start Information supplied

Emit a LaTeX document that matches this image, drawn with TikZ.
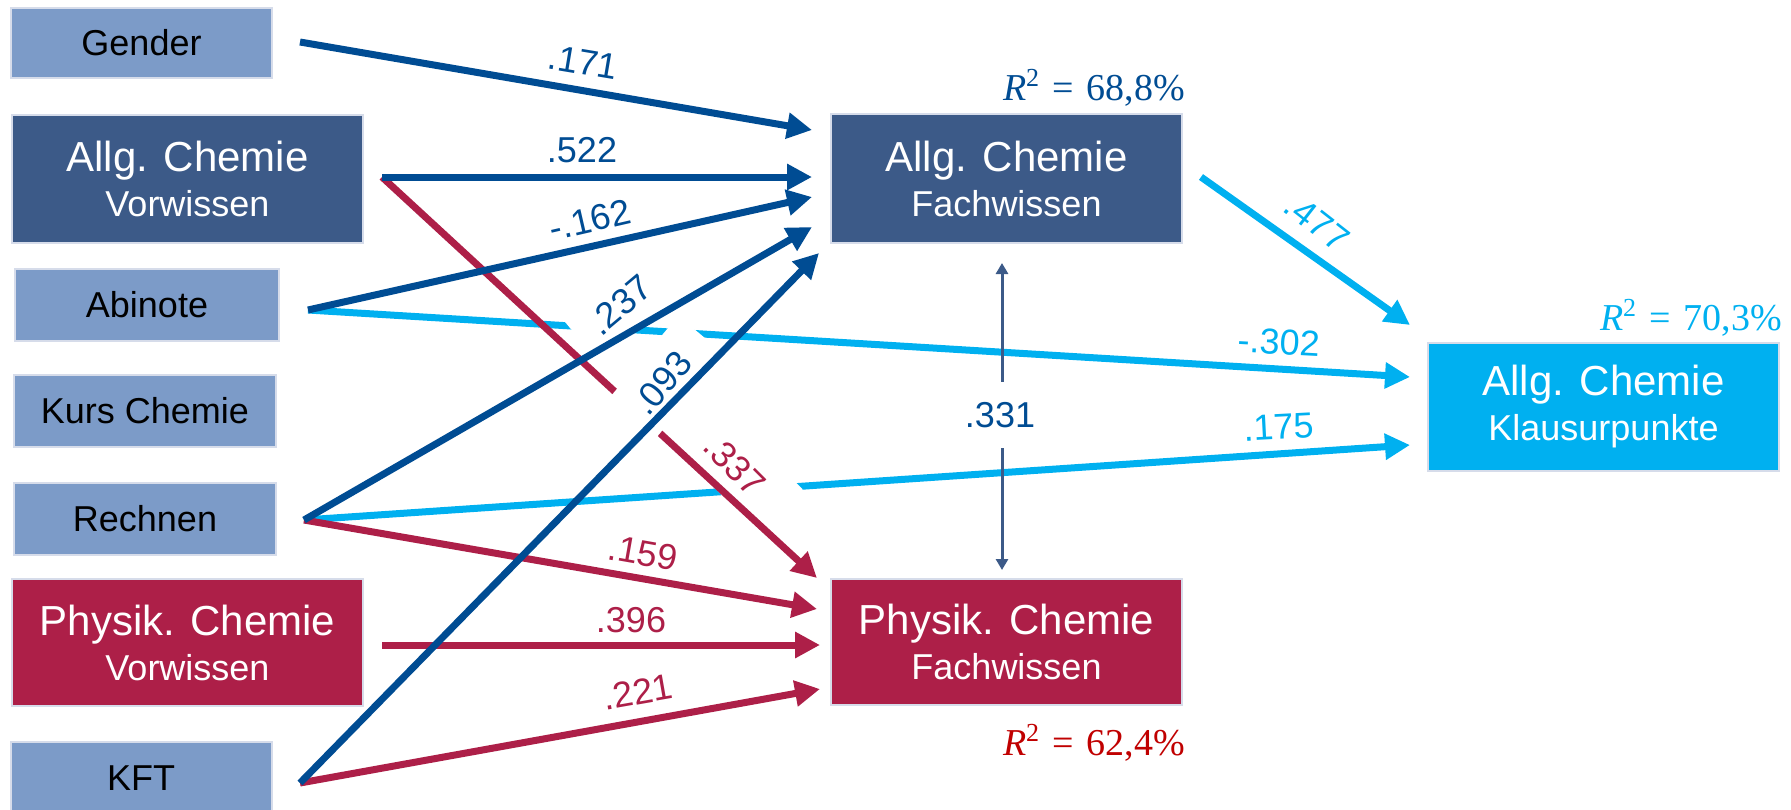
\documentclass[tikz,border=0pt]{standalone}
\usepackage{fontspec}
\setmainfont{Liberation Sans}
\newfontfamily\rsqfont{Liberation Serif}
\usetikzlibrary{arrows.meta}

\definecolor{pathblue}{RGB}{0,76,147}
\definecolor{skyblue}{RGB}{0,176,240}
\definecolor{wine}{RGB}{173,31,72}
\definecolor{boxdark}{RGB}{60,90,136}
\definecolor{boxlight}{RGB}{124,155,200}
\definecolor{boxedge}{RGB}{214,220,234}
\definecolor{rsqred}{RGB}{192,0,0}

% explained variance, R^2 = value
\newcommand\rsqtext[1]{\textit{R}\raisebox{14pt}{\fontsize{26}{26}\selectfont 2}\hspace{13pt}=\hspace{13pt}#1\%}

\begin{document}
\begin{tikzpicture}[x=1pt,y=-1pt,
  box/.style={draw=boxedge, line width=2pt, align=center, inner sep=0pt},
  lightbox/.style={box, fill=boxlight, text=black, font=\fontsize{36}{45}\selectfont},
  darkbox/.style={box, fill=boxdark, text=white, font=\fontsize{36}{45}\selectfont},
  winebox/.style={box, fill=wine, text=white, font=\fontsize{36}{45}\selectfont},
  skybox/.style={box, fill=skyblue, text=white, font=\fontsize{36}{45}\selectfont},
  effect/.style={line width=7pt, -{Triangle[length=25pt,width=25pt]}},
  bluearrow/.style={effect, draw=pathblue},
  winearrow/.style={effect, draw=wine},
  skyarrow/.style={effect, draw=skyblue},
  corr/.style={draw=boxdark, line width=3pt,
    {Triangle[length=11pt,width=12pt]}-{Triangle[length=11pt,width=12pt]}},
  coef/.style={font=\fontsize{36}{36}\selectfont, inner sep=2pt},
  rsq/.style={font=\rsqfont\fontsize{38}{40}\selectfont, anchor=base east, inner sep=0pt}
]
\useasboundingbox (0,0) rectangle (1791,809);

% ---- predictor boxes (left column) ----
\node[lightbox, minimum width=261pt, minimum height=70pt]  (gender)  at (141.5,43)  {Gender};
\node[darkbox,  minimum width=351pt, minimum height=128pt] (allgV)   at (187.5,179) {{\fontsize{42}{45}\selectfont Allg. Chemie}\\Vorwissen};
\node[lightbox, minimum width=264pt, minimum height=72pt]  (abinote) at (147,305)   {Abinote};
\node[lightbox, minimum width=262pt, minimum height=72pt]  (kurs)    at (145,411)   {Kurs Chemie};
\node[lightbox, minimum width=262pt, minimum height=72pt]  (rechnen) at (145,519)   {Rechnen};
\node[winebox,  minimum width=351pt, minimum height=127pt] (physV)   at (187.5,642.5) {{\fontsize{42}{45}\selectfont Physik. Chemie}\\Vorwissen};
\node[lightbox, minimum width=261pt, minimum height=72pt]  (kft)     at (141,778)   {KFT};

% ---- outcome boxes ----
\node[darkbox,  minimum width=351pt, minimum height=129pt] (allgF)   at (1006.5,178.5) {{\fontsize{42}{45}\selectfont Allg. Chemie}\\Fachwissen};
\node[winebox,  minimum width=351pt, minimum height=126pt] (physF)   at (1006.5,642)   {{\fontsize{42}{45}\selectfont Physik. Chemie}\\Fachwissen};
\node[skybox,   minimum width=351pt, minimum height=128pt] (klausur) at (1603.5,407)   {{\fontsize{42}{45}\selectfont Allg. Chemie}\\Klausurpunkte};

% ---- arrow start points ----
\coordinate (gS) at (300,42);
\coordinate (avS) at (382,177);
\coordinate (abS) at (308,310);
\coordinate (reS) at (304,520);
\coordinate (pvS) at (382,645);
\coordinate (kfS) at (300,783);
\coordinate (afS) at (1201,177);

% ---- arrow end points ----
\coordinate (afA) at (812,130);
\coordinate (afB) at (812,177);
\coordinate (afC) at (812,197);
\coordinate (afD) at (812,227);
\coordinate (afE) at (819,253);
\coordinate (pfA) at (817,578);
\coordinate (pfB) at (817,609);
\coordinate (pfC) at (820,645);
\coordinate (pfD) at (820,689);
\coordinate (klA) at (1410,325);
\coordinate (klB) at (1410,377);
\coordinate (klC) at (1410,445);
\coordinate (cTop) at (1002,263);
\coordinate (cBot) at (1002,570);

% ---- paths into the exam score ----
\draw[skyarrow] (afS) -- (klA);
\draw[skyarrow] (abS) -- (klB);
\draw[skyarrow] (reS) -- (klC);

% labels with white ground, lying over the light blue paths
\node[coef, text=pathblue, fill=white, rotate=40, inner xsep=18pt, inner ysep=13pt] (l237) at (620,305) {.237};
\node[coef, text=wine, fill=white, rotate=-45, inner xsep=30pt, inner ysep=18pt] (l337) at (735,465) {.337};

% ---- paths into Physik. Chemie Fachwissen ----
\draw[winearrow] (avS) -- (pfA);
\draw[winearrow] (reS) -- (pfB);
\draw[winearrow] (pvS) -- (pfC);
\draw[winearrow] (kfS) -- (pfD);

\node[coef, text=pathblue, fill=white, rotate=50, inner xsep=27pt, inner ysep=18pt] (l093) at (662,383) {.093};

% ---- paths into Allg. Chemie Fachwissen ----
\draw[bluearrow] (gS) -- (afA);
\draw[bluearrow] (avS) -- (afB);
\draw[bluearrow] (abS) -- (afC);
\draw[bluearrow] (reS) -- (afD);
\draw[bluearrow] (kfS) -- (afE);

% ---- correlation of the two Fachwissen scores ----
\draw[corr] (cTop) -- (cBot);
\node[coef, text=pathblue, fill=white, inner xsep=6pt, inner ysep=20pt] (l331) at (1000,415) {.331};

% ---- remaining coefficients ----
\node[coef, text=pathblue, rotate=-9.5] (l171) at (583,62)  {.171};
\node[coef, text=pathblue]              (l522) at (582,150) {.522};
\node[coef, text=pathblue, rotate=13]   (l162) at (590,220) {-.162};
\node[coef, text=wine, rotate=-10]      (l159) at (643,553) {.159};
\node[coef, text=wine]                  (l396) at (631,620) {.396};
\node[coef, text=wine, rotate=10]       (l221) at (638,692) {.221};
\node[coef, text=skyblue, rotate=-38]   (l477) at (1317,222) {.477};
\node[coef, text=skyblue, rotate=-3]    (l302) at (1279,342) {-.302};
\node[coef, text=skyblue, rotate=3]     (l175) at (1279,427) {.175};

% ---- explained variance ----
\node[rsq, text=pathblue] (rA) at (1185,100) {\rsqtext{68,8}};
\node[rsq, text=rsqred]   (rP) at (1185,755) {\rsqtext{62,4}};
\node[rsq, text=skyblue]  (rK) at (1782,330) {\rsqtext{70,3}};
\end{tikzpicture}
\end{document}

end Information supplied

- What is being asked -
Reproduce the whole listing word for word, setting aside any pictures.

- Exercise result -
Emit a LaTeX document that matches this image, drawn with TikZ.
\documentclass[tikz,border=0pt]{standalone}
\usepackage{fontspec}
\setmainfont{Liberation Sans}
\newfontfamily\rsqfont{Liberation Serif}
\usetikzlibrary{arrows.meta}

\definecolor{pathblue}{RGB}{0,76,147}
\definecolor{skyblue}{RGB}{0,176,240}
\definecolor{wine}{RGB}{173,31,72}
\definecolor{boxdark}{RGB}{60,90,136}
\definecolor{boxlight}{RGB}{124,155,200}
\definecolor{boxedge}{RGB}{214,220,234}
\definecolor{rsqred}{RGB}{192,0,0}

% explained variance, R^2 = value
\newcommand\rsqtext[1]{\textit{R}\raisebox{14pt}{\fontsize{26}{26}\selectfont 2}\hspace{13pt}=\hspace{13pt}#1\%}

\begin{document}
\begin{tikzpicture}[x=1pt,y=-1pt,
  box/.style={draw=boxedge, line width=2pt, align=center, inner sep=0pt},
  lightbox/.style={box, fill=boxlight, text=black, font=\fontsize{36}{45}\selectfont},
  darkbox/.style={box, fill=boxdark, text=white, font=\fontsize{36}{45}\selectfont},
  winebox/.style={box, fill=wine, text=white, font=\fontsize{36}{45}\selectfont},
  skybox/.style={box, fill=skyblue, text=white, font=\fontsize{36}{45}\selectfont},
  effect/.style={line width=7pt, -{Triangle[length=25pt,width=25pt]}},
  bluearrow/.style={effect, draw=pathblue},
  winearrow/.style={effect, draw=wine},
  skyarrow/.style={effect, draw=skyblue},
  corr/.style={draw=boxdark, line width=3pt,
    {Triangle[length=11pt,width=12pt]}-{Triangle[length=11pt,width=12pt]}},
  coef/.style={font=\fontsize{36}{36}\selectfont, inner sep=2pt},
  rsq/.style={font=\rsqfont\fontsize{38}{40}\selectfont, anchor=base east, inner sep=0pt}
]
\useasboundingbox (0,0) rectangle (1791,809);

% ---- predictor boxes (left column) ----
\node[lightbox, minimum width=261pt, minimum height=70pt]  (gender)  at (141.5,43)  {Gender};
\node[darkbox,  minimum width=351pt, minimum height=128pt] (allgV)   at (187.5,179) {{\fontsize{42}{45}\selectfont Allg. Chemie}\\Vorwissen};
\node[lightbox, minimum width=264pt, minimum height=72pt]  (abinote) at (147,305)   {Abinote};
\node[lightbox, minimum width=262pt, minimum height=72pt]  (kurs)    at (145,411)   {Kurs Chemie};
\node[lightbox, minimum width=262pt, minimum height=72pt]  (rechnen) at (145,519)   {Rechnen};
\node[winebox,  minimum width=351pt, minimum height=127pt] (physV)   at (187.5,642.5) {{\fontsize{42}{45}\selectfont Physik. Chemie}\\Vorwissen};
\node[lightbox, minimum width=261pt, minimum height=72pt]  (kft)     at (141,778)   {KFT};

% ---- outcome boxes ----
\node[darkbox,  minimum width=351pt, minimum height=129pt] (allgF)   at (1006.5,178.5) {{\fontsize{42}{45}\selectfont Allg. Chemie}\\Fachwissen};
\node[winebox,  minimum width=351pt, minimum height=126pt] (physF)   at (1006.5,642)   {{\fontsize{42}{45}\selectfont Physik. Chemie}\\Fachwissen};
\node[skybox,   minimum width=351pt, minimum height=128pt] (klausur) at (1603.5,407)   {{\fontsize{42}{45}\selectfont Allg. Chemie}\\Klausurpunkte};

% ---- arrow start points ----
\coordinate (gS) at (300,42);
\coordinate (avS) at (382,177);
\coordinate (abS) at (308,310);
\coordinate (reS) at (304,520);
\coordinate (pvS) at (382,645);
\coordinate (kfS) at (300,783);
\coordinate (afS) at (1201,177);

% ---- arrow end points ----
\coordinate (afA) at (812,130);
\coordinate (afB) at (812,177);
\coordinate (afC) at (812,197);
\coordinate (afD) at (812,227);
\coordinate (afE) at (819,253);
\coordinate (pfA) at (817,578);
\coordinate (pfB) at (817,609);
\coordinate (pfC) at (820,645);
\coordinate (pfD) at (820,689);
\coordinate (klA) at (1410,325);
\coordinate (klB) at (1410,377);
\coordinate (klC) at (1410,445);
\coordinate (cTop) at (1002,263);
\coordinate (cBot) at (1002,570);

% ---- paths into the exam score ----
\draw[skyarrow] (afS) -- (klA);
\draw[skyarrow] (abS) -- (klB);
\draw[skyarrow] (reS) -- (klC);

% labels with white ground, lying over the light blue paths
\node[coef, text=pathblue, fill=white, rotate=40, inner xsep=18pt, inner ysep=13pt] (l237) at (620,305) {.237};
\node[coef, text=wine, fill=white, rotate=-45, inner xsep=30pt, inner ysep=18pt] (l337) at (735,465) {.337};

% ---- paths into Physik. Chemie Fachwissen ----
\draw[winearrow] (avS) -- (pfA);
\draw[winearrow] (reS) -- (pfB);
\draw[winearrow] (pvS) -- (pfC);
\draw[winearrow] (kfS) -- (pfD);

\node[coef, text=pathblue, fill=white, rotate=50, inner xsep=27pt, inner ysep=18pt] (l093) at (662,383) {.093};

% ---- paths into Allg. Chemie Fachwissen ----
\draw[bluearrow] (gS) -- (afA);
\draw[bluearrow] (avS) -- (afB);
\draw[bluearrow] (abS) -- (afC);
\draw[bluearrow] (reS) -- (afD);
\draw[bluearrow] (kfS) -- (afE);

% ---- correlation of the two Fachwissen scores ----
\draw[corr] (cTop) -- (cBot);
\node[coef, text=pathblue, fill=white, inner xsep=6pt, inner ysep=20pt] (l331) at (1000,415) {.331};

% ---- remaining coefficients ----
\node[coef, text=pathblue, rotate=-9.5] (l171) at (583,62)  {.171};
\node[coef, text=pathblue]              (l522) at (582,150) {.522};
\node[coef, text=pathblue, rotate=13]   (l162) at (590,220) {-.162};
\node[coef, text=wine, rotate=-10]      (l159) at (643,553) {.159};
\node[coef, text=wine]                  (l396) at (631,620) {.396};
\node[coef, text=wine, rotate=10]       (l221) at (638,692) {.221};
\node[coef, text=skyblue, rotate=-38]   (l477) at (1317,222) {.477};
\node[coef, text=skyblue, rotate=-3]    (l302) at (1279,342) {-.302};
\node[coef, text=skyblue, rotate=3]     (l175) at (1279,427) {.175};

% ---- explained variance ----
\node[rsq, text=pathblue] (rA) at (1185,100) {\rsqtext{68,8}};
\node[rsq, text=rsqred]   (rP) at (1185,755) {\rsqtext{62,4}};
\node[rsq, text=skyblue]  (rK) at (1782,330) {\rsqtext{70,3}};
\end{tikzpicture}
\end{document}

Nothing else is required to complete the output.